Matilda

MOVIE DETAILS

Rating: 7.0 out of 10
Director: Danny DeVito
Writer: Roald Dahl, Nicholas Kazan, Robin Swicord
Star: Pam Ferris, Mara Wilson, Embeth Davidtz, Rhea Perlman, Danny DeVito
Genres: Comedy/Family/Fantasy
Release Date: August 2, 1996 (United States)

Matilda

To say Roald Dahl was a generally unpleasant person would be an understatement, perhaps that’s why his children’s stories are so appealing. He nursed grudges from childhood, he didn’t trust adults and he wasn’t moved by false sentiment. It may not make kids feel warm inside, but they know Dahl is for real: He’s writing out of strong feeling rather than to be adorable. Take the character of Trunchbull in the darkly comic new film “Matilda.” Trunchbull must be a woman because she’s somebody’s aunt, but she’s never called “Miss” and we see at once that “Mrs.” would be out of the question. A champion shot-putter and hammer-thrower in the 1972 Olympics, we’re told; now she’s a school principal and dominatrix at Crunchem Hall, a terrible grade school whose motto is: “When you are having fun, you are not learning.”

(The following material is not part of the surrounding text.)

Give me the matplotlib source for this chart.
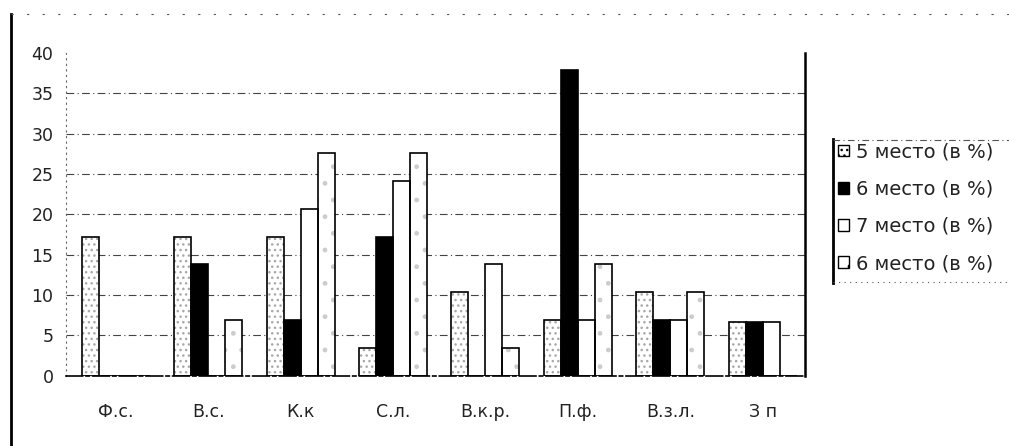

To this school comes Matilda Wormwood (Mara Wilson), a very smart little girl whose parents neglect her when they’re not insulting her. Left home alone all day, Matilda has taught herself to read and walked to the library and by age 6 has read not only “Heidi” and “Ivanhoe,” but also “For Whom the Bell Tolls” and “Moby Dick.” When she tells her parents (Danny DeVito and Rhea Perlman) she wants to go to school, her dad replies: “Nonsense! Who would sign for the packages?” But when he meets the redoubtable Trunchbull he declares that at last he has found the right school for Matilda. Trunchbull is played by Pam Ferris with great spirit and well-hidden but genuine humor.

She is not nice. She tells one unfortunate child: “Sit down, you squirming worm of vomit!” Later, she calls another child “You villainous sack of dog slime!” When a cute little blond girl dares to wear her hair in pigtails, Trunchbull grabs the child by the pigtails, whirls her around and hurls her through the air like a hammer in the Olympics and of course the movie doesn’t neglect to show the girl just missing a spiked fence before landing safely in a flower bed.

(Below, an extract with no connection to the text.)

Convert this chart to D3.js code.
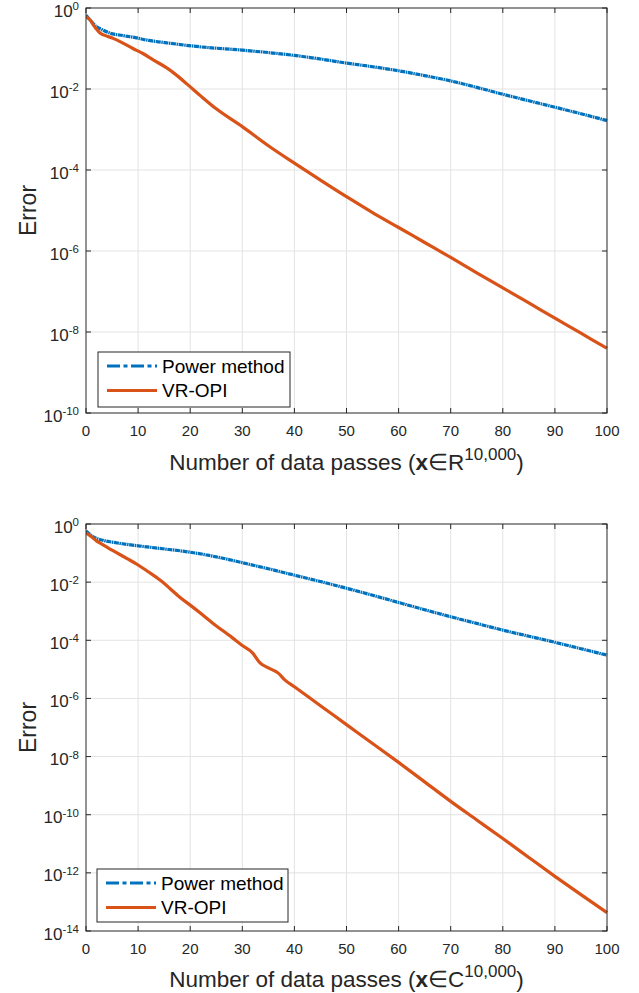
<!DOCTYPE html>
<html>
<head>
<meta charset="utf-8">
<script src="https://cdn.jsdelivr.net/npm/d3@7"></script>
<style>
  body { margin: 0; background: #fff; }
  svg { display: block; font-family: "Liberation Sans", Arial, Helvetica, sans-serif; }
</style>
</head>
<body>
<div id="chart"></div>
<script>
// x positions (number of data passes) and log10(error)
const topPowerX   = [0, 1, 2, 3, 4.6, 7, 9, 12, 15.5, 22, 30, 35, 40, 45, 50, 55, 60, 65, 70, 75, 80, 85, 90, 95, 100];
const topPowerExp = [-0.18, -0.33, -0.46, -0.53, -0.62, -0.68, -0.72, -0.80, -0.86, -0.96, -1.04, -1.10, -1.17, -1.26, -1.36, -1.45, -1.55, -1.67, -1.80, -1.96, -2.13, -2.29, -2.45, -2.61, -2.78];

const topVrX   = [0, 1, 1.4, 2, 2.7, 3.5, 5.2, 7, 9, 11, 12.9, 15.5, 17, 19.4, 22, 25, 30, 35, 40, 45, 50, 55, 60, 65, 70, 75, 80, 85, 90, 95, 97, 100];
const topVrExp = [-0.21, -0.33, -0.42, -0.52, -0.62, -0.67, -0.75, -0.86, -1.0, -1.13, -1.28, -1.48, -1.62, -1.88, -2.17, -2.49, -2.93, -3.40, -3.83, -4.25, -4.66, -5.05, -5.42, -5.79, -6.16, -6.54, -6.91, -7.28, -7.66, -8.03, -8.18, -8.40];

const botPowerX   = [0, 1.4, 3, 4.6, 7, 10, 14.2, 20, 25, 30, 35, 40, 45, 50, 55, 60, 65, 70, 75, 80, 85, 90, 95, 100];
const botPowerExp = [-0.24, -0.44, -0.55, -0.61, -0.68, -0.75, -0.84, -0.97, -1.13, -1.33, -1.54, -1.76, -1.98, -2.21, -2.45, -2.70, -2.95, -3.19, -3.42, -3.65, -3.86, -4.07, -4.29, -4.51];

const botVrX   = [0, 1, 1.4, 2, 3.3, 5, 7.8, 10, 12, 14.2, 16, 18, 20, 22, 24.4, 28, 30, 32, 33.4, 35, 36.9, 38.2, 40, 45, 50, 55, 60, 65, 70, 75, 80, 85, 90, 95, 100];
const botVrExp = [-0.30, -0.43, -0.49, -0.58, -0.72, -0.90, -1.18, -1.41, -1.65, -1.93, -2.20, -2.52, -2.79, -3.07, -3.42, -3.90, -4.18, -4.44, -4.78, -4.95, -5.13, -5.37, -5.60, -6.25, -6.90, -7.55, -8.20, -8.87, -9.54, -10.18, -10.82, -11.47, -12.12, -12.75, -13.37];

// tick labels
const xTickValues = [0, 10, 20, 30, 40, 50, 60, 70, 80, 90, 100];
const topYTickExps = [0, -2, -4, -6, -8, -10];
const botYTickExps = [0, -2, -4, -6, -8, -10, -12, -14];

const seriesNames = ['Power method', 'VR-OPI'];
const seriesColors = ['#0072BD', '#D95319'];

const W = 639, H = 993;
const svg = d3.select('#chart').append('svg')
    .attr('width', W)
    .attr('height', H);

const axisColor = '#262626';
const gridColor = '#e3e3e3';

function drawPanel(cfg) {
    const x = d3.scaleLinear().domain([0, 100]).range([cfg.left, cfg.right]);
    const y = d3.scaleLog()
        .domain([Math.pow(10, cfg.minExp), 1])
        .range([cfg.bottom, cfg.top]);

    const g = svg.append('g');

    // grid lines
    g.selectAll('.vgrid')
        .data(xTickValues.slice(1, -1))
        .join('line')
        .attr('x1', d => x(d)).attr('x2', d => x(d))
        .attr('y1', cfg.top).attr('y2', cfg.bottom)
        .attr('stroke', gridColor)
        .attr('stroke-width', 1);

    g.selectAll('.hgrid')
        .data(cfg.yTicks.slice(1, -1))
        .join('line')
        .attr('x1', cfg.left).attr('x2', cfg.right)
        .attr('y1', d => y(Math.pow(10, d))).attr('y2', d => y(Math.pow(10, d)))
        .attr('stroke', gridColor)
        .attr('stroke-width', 1);

    // data lines
    const line = d3.line()
        .curve(d3.curveMonotoneX)
        .x(d => x(d[0]))
        .y(d => y(Math.pow(10, d[1])));

    const clipId = 'clip' + cfg.id;
    g.append('clipPath').attr('id', clipId)
        .append('rect')
        .attr('x', cfg.left).attr('y', cfg.top - 2)
        .attr('width', cfg.right - cfg.left + 2)
        .attr('height', cfg.bottom - cfg.top + 2);

    const powerData = d3.zip(cfg.powerX, cfg.powerExp);
    const vrData = d3.zip(cfg.vrX, cfg.vrExp);

    g.append('path')
        .datum(powerData)
        .attr('clip-path', `url(#${clipId})`)
        .attr('d', line)
        .attr('fill', 'none')
        .attr('stroke', seriesColors[0])
        .attr('stroke-width', 3.2)
        .attr('stroke-dasharray', '5,0.6,1.5,0.6');

    g.append('path')
        .datum(vrData)
        .attr('clip-path', `url(#${clipId})`)
        .attr('d', line)
        .attr('fill', 'none')
        .attr('stroke', seriesColors[1])
        .attr('stroke-width', 3.2)
        .attr('stroke-linejoin', 'round');

    // box
    g.append('rect')
        .attr('x', cfg.left).attr('y', cfg.top)
        .attr('width', cfg.right - cfg.left)
        .attr('height', cfg.bottom - cfg.top)
        .attr('fill', 'none')
        .attr('stroke', axisColor)
        .attr('stroke-width', 1);

    // ticks (inward, all four sides)
    const tickLen = 5;
    xTickValues.forEach(v => {
        g.append('line')
            .attr('x1', x(v)).attr('x2', x(v))
            .attr('y1', cfg.bottom).attr('y2', cfg.bottom - tickLen)
            .attr('stroke', axisColor);
        g.append('line')
            .attr('x1', x(v)).attr('x2', x(v))
            .attr('y1', cfg.top).attr('y2', cfg.top + tickLen)
            .attr('stroke', axisColor);
    });
    cfg.yTicks.forEach(e => {
        const yy = y(Math.pow(10, e));
        g.append('line')
            .attr('x1', cfg.left).attr('x2', cfg.left + tickLen)
            .attr('y1', yy).attr('y2', yy)
            .attr('stroke', axisColor);
        g.append('line')
            .attr('x1', cfg.right).attr('x2', cfg.right - tickLen)
            .attr('y1', yy).attr('y2', yy)
            .attr('stroke', axisColor);
    });

    // x tick labels
    g.selectAll('.xlab')
        .data(xTickValues)
        .join('text')
        .attr('x', d => x(d))
        .attr('y', cfg.bottom + 23)
        .attr('text-anchor', 'middle')
        .attr('font-size', 15)
        .attr('fill', axisColor)
        .text(d => d);

    // y tick labels: 10^e
    cfg.yTicks.forEach(e => {
        const yy = y(Math.pow(10, e));
        const t = g.append('text')
            .attr('x', cfg.left - 7)
            .attr('y', yy + 8.5)
            .attr('text-anchor', 'end')
            .attr('fill', axisColor);
        t.append('tspan').attr('font-size', 17).text('10');
        t.append('tspan').attr('font-size', 11.5).attr('dy', -6.5).text(e === 0 ? '0' : '-' + Math.abs(e));
    });

    // y label
    g.append('text')
        .attr('transform', `translate(${cfg.left - 50},${(cfg.top + cfg.bottom) / 2}) rotate(-90)`)
        .attr('text-anchor', 'middle')
        .attr('font-size', 23)
        .attr('fill', axisColor)
        .text('Error');

    // x label
    const xl = g.append('text')
        .attr('x', (cfg.left + cfg.right) / 2)
        .attr('y', cfg.labelY)
        .attr('text-anchor', 'middle')
        .attr('font-size', 22.5)
        .attr('fill', axisColor);
    xl.append('tspan').text('Number of data passes (');
    xl.append('tspan').attr('font-weight', 'bold').text('x');
    xl.append('tspan').text('\u2208' + cfg.field);
    xl.append('tspan').attr('font-size', 17).attr('dy', -10).text('10,000');
    xl.append('tspan').attr('dy', 10).text(')');

    // legend
    const lg = g.append('g');
    lg.append('rect')
        .attr('x', cfg.legend.x).attr('y', cfg.legend.y)
        .attr('width', cfg.legend.w).attr('height', cfg.legend.h)
        .attr('fill', '#fff')
        .attr('stroke', axisColor)
        .attr('stroke-width', 1);
    seriesNames.forEach((name, i) => {
        const ly = cfg.legend.y + 14 + i * 24.5;
        lg.append('line')
            .attr('x1', cfg.legend.x + 9).attr('x2', cfg.legend.x + 59)
            .attr('y1', ly).attr('y2', ly)
            .attr('stroke', seriesColors[i])
            .attr('stroke-width', 3.2)
            .attr('stroke-dasharray', i === 0 ? '13,3.5,4,3.5' : null);
        lg.append('text')
            .attr('x', cfg.legend.x + 64)
            .attr('y', ly + 6.5)
            .attr('font-size', 19)
            .attr('fill', '#000')
            .text(name);
    });
}

drawPanel({
    id: 'top', left: 86, right: 607, top: 8, bottom: 413, minExp: -10,
    yTicks: topYTickExps, powerX: topPowerX, powerExp: topPowerExp,
    vrX: topVrX, vrExp: topVrExp, field: 'R', labelY: 470,
    legend: { x: 98, y: 352, w: 192, h: 55 }
});

drawPanel({
    id: 'bot', left: 86, right: 607, top: 524, bottom: 931, minExp: -14,
    yTicks: botYTickExps, powerX: botPowerX, powerExp: botPowerExp,
    vrX: botVrX, vrExp: botVrExp, field: 'C', labelY: 987,
    legend: { x: 97, y: 869, w: 191, h: 53 }
});
</script>
</body>
</html>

Trunchbull is one of those villains kids can relish, because she’s too ridiculous to be taken seriously and yet really is mean and evil, like the wicked witch in “Snow White.” And since most children have at one time or another felt that their parents were not nice enough to them, they may also enjoy Matilda’s parents. Mr. and Mrs. Wormwood and their older son spend all their time eating fast food and watching TV; when Matilda says she’d rather read, her incredulous father cries: “Read? What do ya wanna read for when you got a perfectly good TV set right here?”

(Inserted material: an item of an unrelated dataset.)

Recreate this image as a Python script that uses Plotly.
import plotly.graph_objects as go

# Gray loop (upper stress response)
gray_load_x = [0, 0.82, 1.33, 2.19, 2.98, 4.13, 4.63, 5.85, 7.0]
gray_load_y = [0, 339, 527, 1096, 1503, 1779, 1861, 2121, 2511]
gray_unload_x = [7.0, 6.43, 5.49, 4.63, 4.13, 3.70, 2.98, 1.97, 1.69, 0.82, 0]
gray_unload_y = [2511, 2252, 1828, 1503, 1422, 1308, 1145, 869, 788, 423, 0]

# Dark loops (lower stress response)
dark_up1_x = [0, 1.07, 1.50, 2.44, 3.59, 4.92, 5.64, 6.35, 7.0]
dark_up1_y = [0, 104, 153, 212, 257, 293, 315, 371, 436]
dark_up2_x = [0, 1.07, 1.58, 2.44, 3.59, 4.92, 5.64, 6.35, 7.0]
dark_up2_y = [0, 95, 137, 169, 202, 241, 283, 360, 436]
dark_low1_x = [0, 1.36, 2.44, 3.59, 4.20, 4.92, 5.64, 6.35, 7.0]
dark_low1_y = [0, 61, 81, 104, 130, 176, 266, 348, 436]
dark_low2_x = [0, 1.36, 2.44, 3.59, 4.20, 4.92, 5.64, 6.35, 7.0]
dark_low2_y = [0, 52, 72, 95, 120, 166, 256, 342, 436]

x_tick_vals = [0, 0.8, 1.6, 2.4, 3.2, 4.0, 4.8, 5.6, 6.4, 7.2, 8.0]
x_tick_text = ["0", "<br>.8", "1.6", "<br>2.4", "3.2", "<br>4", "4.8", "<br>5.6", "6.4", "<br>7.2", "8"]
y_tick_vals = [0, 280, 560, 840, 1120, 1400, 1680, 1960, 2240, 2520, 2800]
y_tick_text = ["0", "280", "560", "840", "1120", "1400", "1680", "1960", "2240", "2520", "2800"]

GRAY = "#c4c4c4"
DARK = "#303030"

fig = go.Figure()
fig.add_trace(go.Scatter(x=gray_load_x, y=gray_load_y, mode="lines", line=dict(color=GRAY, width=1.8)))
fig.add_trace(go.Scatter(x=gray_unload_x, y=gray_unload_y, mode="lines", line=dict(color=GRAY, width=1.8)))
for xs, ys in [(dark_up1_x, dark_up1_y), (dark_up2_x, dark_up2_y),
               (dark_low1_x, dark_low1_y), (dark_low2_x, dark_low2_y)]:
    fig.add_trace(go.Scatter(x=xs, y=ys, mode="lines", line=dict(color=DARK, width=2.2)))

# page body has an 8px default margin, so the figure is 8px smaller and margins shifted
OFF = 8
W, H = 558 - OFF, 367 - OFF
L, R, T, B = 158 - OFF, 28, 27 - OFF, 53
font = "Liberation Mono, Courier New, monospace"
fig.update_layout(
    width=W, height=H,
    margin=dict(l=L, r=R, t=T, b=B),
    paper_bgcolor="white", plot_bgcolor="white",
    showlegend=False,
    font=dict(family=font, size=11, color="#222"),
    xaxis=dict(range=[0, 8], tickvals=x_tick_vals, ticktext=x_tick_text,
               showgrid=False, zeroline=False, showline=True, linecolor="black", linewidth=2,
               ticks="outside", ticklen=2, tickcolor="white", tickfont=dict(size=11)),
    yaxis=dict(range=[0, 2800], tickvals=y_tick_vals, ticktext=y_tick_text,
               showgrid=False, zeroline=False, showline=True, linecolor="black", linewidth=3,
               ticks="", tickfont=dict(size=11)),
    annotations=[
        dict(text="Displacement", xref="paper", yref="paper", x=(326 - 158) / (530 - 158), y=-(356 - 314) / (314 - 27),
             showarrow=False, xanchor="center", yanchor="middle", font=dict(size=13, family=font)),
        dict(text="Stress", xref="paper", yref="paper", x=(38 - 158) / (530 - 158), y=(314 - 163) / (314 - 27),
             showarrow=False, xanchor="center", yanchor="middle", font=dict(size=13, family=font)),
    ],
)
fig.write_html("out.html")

Crunchem Hall is a school that would have appalled Dickens. Children are punished by being locked alone in a steamy closet with nails sticking through its walls. But redemption comes in the form of saintly teacher Miss Honey (Embeth Davidtz), who is astonished when little Matilda does difficult math problems in her head, and eventually becomes her guardian and best friend..

“Matilda” is not even close to being a “children’s movie”, although it will most likely appeal to older children. It is a dark family comedy about dumb parents, mean teachers, and a brave little girl; so it should come as no surprise that Danny DeVito stars in and directs the film. Once you consider this, you realize that his other directing credits include “Throw Momma From the Train” and “The War of the Roses,” which tells us that he must have some sort of deep morbid fascination with dysfunctional families (the family life in his “Hoffa” was not exactly functional either).

Throughout the entire movie there is never a moment when we feel like DeVito is anything but very serious about what he’s doing (except for maybe towards the end when things start looking up). He embraces Dahl’s macabre vision. Whatever it was that hurt Dahl so much, he never let go of it; and this can be seen in all of his children’s stories (like “James and the Giant Peach” or “Charlie and the Chocolate Factory”). It seems like DeVito vibrates on the same frequency as him too. “Matilda” doesn’t talk down to kids, nor does it get overly sentimental so ultimately it comes off as genuine and sincere. Plus, it’s funny.